After spotting what he thinks are the initial ripples of the tsunami filmed from an aeroplane over the bay, Ampuero said it looked as though “waves were produced by the motion of the terrain itself, not necessarily with a landslide”, reinforcing that the tsunami may have been produced entirely by submarine slope motion.
None of the tsunami modellers at Bandung Institute of Technology responded to us as of publication, but researchers elsewhere are hoping Latief and the rest of the team will get support to keep investigating once the chaos calms.
They’ll need to conduct a bathymetric survey to spot any changes in the bay’s seafloor topography. If they identify any new submarine landslide deposits, the next step will be to model if those landslides were sufficiently large to trigger the tsunami.

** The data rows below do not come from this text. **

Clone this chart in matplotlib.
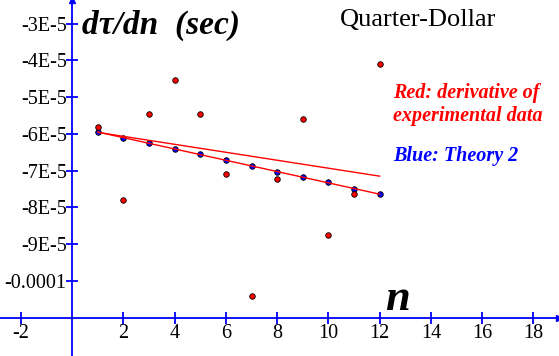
import numpy as np
import matplotlib.pyplot as plt

# values
n = [1, 2, 3, 4, 5, 6, 7, 8, 9, 10, 11, 12]
red_exp = [-5.82e-5, -7.79e-5, -5.47e-5, -4.54e-5, -5.45e-5, -7.09e-5,
           -1.040e-4, -7.23e-5, -5.60e-5, -8.76e-5, -7.64e-5, -4.09e-5]
blue_th2 = [-5.95e-5, -6.10e-5, -6.24e-5, -6.40e-5, -6.55e-5, -6.71e-5,
            -6.87e-5, -7.03e-5, -7.16e-5, -7.32e-5, -7.49e-5, -7.64e-5]
fit_n = [1, 12]
fit_upper = [-5.96e-5, -7.15e-5]
fit_lower = [-5.95e-5, -7.64e-5]

xticks = [-2, 2, 4, 6, 8, 10, 12, 14, 16, 18]
yticks = [-3e-5, -4e-5, -5e-5, -6e-5, -7e-5, -8e-5, -9e-5, -1e-4]
ytick_labels = ['-3E-5', '-4E-5', '-5E-5', '-6E-5', '-7E-5', '-8E-5', '-9E-5', '-0.0001']

plt.rcParams['font.family'] = ['Liberation Serif', 'DejaVu Serif']

fig = plt.figure(figsize=(5.59, 3.56), dpi=100)
ax = fig.add_axes([0, 0, 1, 1])
ax.set_xlim(-2.82, 19.0)
ax.set_ylim(-1.204e-4, -2.36e-5)

blue = '#0000ff'
for s in ['top', 'right']:
    ax.spines[s].set_visible(False)
ax.spines['left'].set_position(('data', 0))
ax.spines['bottom'].set_position(('data', -1.1e-4))
ax.spines['left'].set_color(blue)
ax.spines['bottom'].set_color(blue)
ax.spines['left'].set_linewidth(1.3)
ax.spines['bottom'].set_linewidth(1.3)

ax.set_xticks(xticks)
ax.set_xticklabels([str(t) for t in xticks])
ax.set_yticks(yticks)
ax.set_yticklabels(ytick_labels)
ax.tick_params(direction='inout', length=8, width=1.3, color=blue,
               labelsize=14.5, pad=0.5)
ax.tick_params(axis='y', pad=0)

# arrow heads
ax.plot(1, -1.1e-4, '>', color=blue, ms=5, transform=ax.get_yaxis_transform(), clip_on=False)
ax.plot(0, 1, '^', color=blue, ms=5, transform=ax.get_xaxis_transform(), clip_on=False)

ax.plot(n, blue_th2, 'o', color=blue, ms=4, mec='black', mew=0.6, zorder=3)
ax.plot(n, red_exp, 'o', color='red', ms=4, mec='black', mew=0.6, zorder=3)
ax.plot(fit_n, fit_upper, color='red', lw=1.0, zorder=4)
ax.plot(fit_n, fit_lower, color='red', lw=1.0, zorder=4)

ax.text(0.37, -3.27e-5, 'dτ/dn  (sec)', fontsize=24, fontweight='bold',
        fontstyle='italic', va='baseline', ha='left')
ax.text(10.46, -3.07e-5, 'Quarter-Dollar', fontsize=19, va='baseline', ha='left')
ax.text(12.53, -5.03e-5, 'Red: derivative of', fontsize=14.5, fontweight='bold',
        fontstyle='italic', color='red', va='baseline', ha='left')
ax.text(12.53, -5.65e-5, 'experimental data', fontsize=14.5, fontweight='bold',
        fontstyle='italic', color='red', va='baseline', ha='left')
ax.text(12.53, -6.74e-5, 'Blue: Theory 2', fontsize=14.5, fontweight='bold',
        fontstyle='italic', color=blue, va='baseline', ha='left')
ax.text(12.68, -1.0795e-4, 'n', fontsize=32, fontweight='bold',
        fontstyle='italic', va='baseline', ha='center')

fig.savefig('out.png', dpi=100)
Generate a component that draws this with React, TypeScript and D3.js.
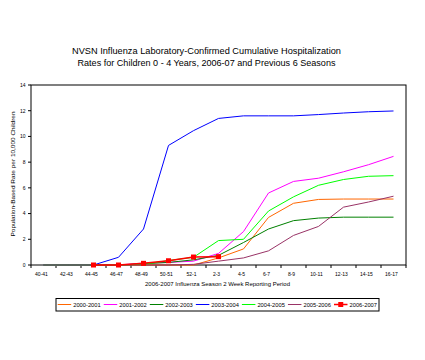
import React from "react";
import * as d3 from "d3";

const categories = ["40-41","42-43","44-45","46-47","48-49","50-51","52-1","2-3","4-5","6-7","8-9","10-11","12-13","14-15","16-17"];
const seriesNames = ["2000-2001","2001-2002","2002-2003","2003-2004","2004-2005","2005-2006","2006-2007"];
const seriesColors = ["#FF6600","#FF00FF","#008000","#0000FF","#00FF00","#993366","#FF0000"];
const s2000 = [0,0,0,0,0,0,0,0.55,1.25,3.7,4.8,5.1,5.13,5.13,5.13];
const s2001 = [0,0,0,0,0.15,0.2,0.3,0.9,2.6,5.6,6.5,6.75,7.25,7.8,8.45];
const s2002 = [0,0,0,0,0.1,0.2,0.4,0.75,1.75,2.8,3.45,3.65,3.72,3.72,3.72];
const s2003 = [0,0,0,0.6,2.8,9.3,10.45,11.4,11.6,11.6,11.6,11.7,11.82,11.92,11.98];
const s2004 = [0,0,0,0,0.05,0.35,0.6,1.9,2.0,4.2,5.3,6.2,6.65,6.9,6.95];
const s2005 = [0,0,0,0,0,0,0.05,0.3,0.55,1.1,2.3,3.0,4.5,4.9,5.35];
const s2006: (number | null)[] = [null,null,0,0,0.13,0.33,0.62,0.65,null,null,null,null,null,null,null];
const yTicks = [0,2,4,6,8,10,12,14];
const titleLines = ["NVSN Influenza Laboratory-Confirmed Cumulative Hospitalization","Rates for Children 0 - 4 Years, 2006-07 and Previous 6 Seasons"];
const xTitle = "2006-2007 Influenza Season 2 Week Reporting Period";
const yTitle = "Population-Based Rate per 10,000 Children";

const allSeries: (number | null)[][] = [s2000, s2001, s2002, s2003, s2004, s2005, s2006];

export default function App() {
  const W = 425, H = 360;
  const left = 31, right = 406, top = 85, bottom = 265;
  const x = d3.scaleBand<string>().domain(categories).range([left, right]).padding(0);
  const y = d3.scaleLinear().domain([0, 14]).range([bottom, top]);
  const cx = (i: number) => (x(categories[i]) as number) + x.bandwidth() / 2;
  const font = "Liberation Sans, Arial, sans-serif";

  const line = d3.line<number | null>()
    .defined((d) => d !== null)
    .x((_, i) => cx(i))
    .y((d) => y(d as number));

  const legendX0 = 57.7, legendStep = 46.05, legendY = 304.5;

  return (
    <svg width={W} height={H} style={{ position: "absolute", left: 0, top: 0, background: "#fff" }} fontFamily={font}>
      <rect x={0} y={0} width={W} height={H} fill="#fff" />
      {titleLines.map((t, i) => (
        <text key={i} x={206.5} y={53.5 + i * 12.7} textAnchor="middle" fontSize={8.6}
          textLength={i === 0 ? 269 : 258} lengthAdjust="spacingAndGlyphs" fill="#000">{t}</text>
      ))}
      {/* plot border */}
      <rect x={left} y={top} width={right - left} height={bottom - top} fill="none" stroke="#000" strokeWidth={1} />
      {/* y ticks */}
      {yTicks.map((t) => (
        <g key={t}>
          <line x1={left - 3} x2={left} y1={y(t)} y2={y(t)} stroke="#000" />
          <text x={25.5} y={y(t) + 1.8} textAnchor="end" fontSize={5} fill="#000">{t}</text>
        </g>
      ))}
      {/* x ticks */}
      {categories.map((c, i) => (
        <g key={c}>
          <line x1={(x(c) as number)} x2={(x(c) as number)} y1={bottom} y2={bottom + 3} stroke="#000" />
          <text x={cx(i) - 2} y={276} textAnchor="middle" fontSize={5} fill="#000">{c}</text>
        </g>
      ))}
      <line x1={right} x2={right} y1={bottom} y2={bottom + 3} stroke="#000" />
      <text x={217.5} y={286} textAnchor="middle" fontSize={5.5} textLength={145} lengthAdjust="spacingAndGlyphs" fill="#000">{xTitle}</text>
      <text transform={`translate(15,174) rotate(-90)`} textAnchor="middle" fontSize={5.5} textLength={125} lengthAdjust="spacingAndGlyphs" fill="#000">{yTitle}</text>
      {/* series */}
      {allSeries.map((s, k) => (
        <path key={k} d={line(s) || ""} fill="none" stroke={seriesColors[k]} strokeWidth={k === 6 ? 1.5 : 1} />
      ))}
      {s2006.map((v, i) => v === null ? null : (
        <rect key={i} x={cx(i) - 2.5} y={y(v) - 2.5} width={5} height={5} fill="#FF0000" />
      ))}
      {/* legend */}
      <rect x={56} y={298.5} width={323} height={12.5} fill="#fff" stroke="#000" strokeWidth={1} />
      {seriesNames.map((n, k) => {
        const lx = legendX0 + k * legendStep;
        return (
          <g key={n}>
            <line x1={lx} x2={lx + 13.5} y1={legendY} y2={legendY} stroke={seriesColors[k]} strokeWidth={k === 6 ? 1.5 : 1} />
            {k === 6 && <rect x={lx + 6.75 - 2.5} y={legendY - 2.5} width={5} height={5} fill="#FF0000" />}
            <text x={lx + 15.5} y={legendY + 2} fontSize={5.5} textLength={27.5} lengthAdjust="spacingAndGlyphs" fill="#000">{n}</text>
          </g>
        );
      })}
    </svg>
  );
}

To predict tsunamis, Indonesia currently relies on seismographs, global positioning stations and tide gages, with warnings distributed by beach sirens and text messages. Unfortunately, that system didn’t help prevent the recent disaster.
A former network of buoys that could have provided more advance warning has been been abandoned after a combination of vandalism and neglect left them inoperable, according to reporting by the Associated Press. And international efforts to upgrade the defunct buoys with seafloor sensors have stalled due to inter-agency bickering.
Even if the early warning system had been upgraded, it may not have helped much. With only seven of over 200 electrical substations operating after the earthquake, warning sirens lost power, failing to blare evacuation alerts.
Instead of relying on warnings that may not come, Ampuero had an important safety message for everyone: “If you ever feel shaking and you’re on the beach, run for higher ground.”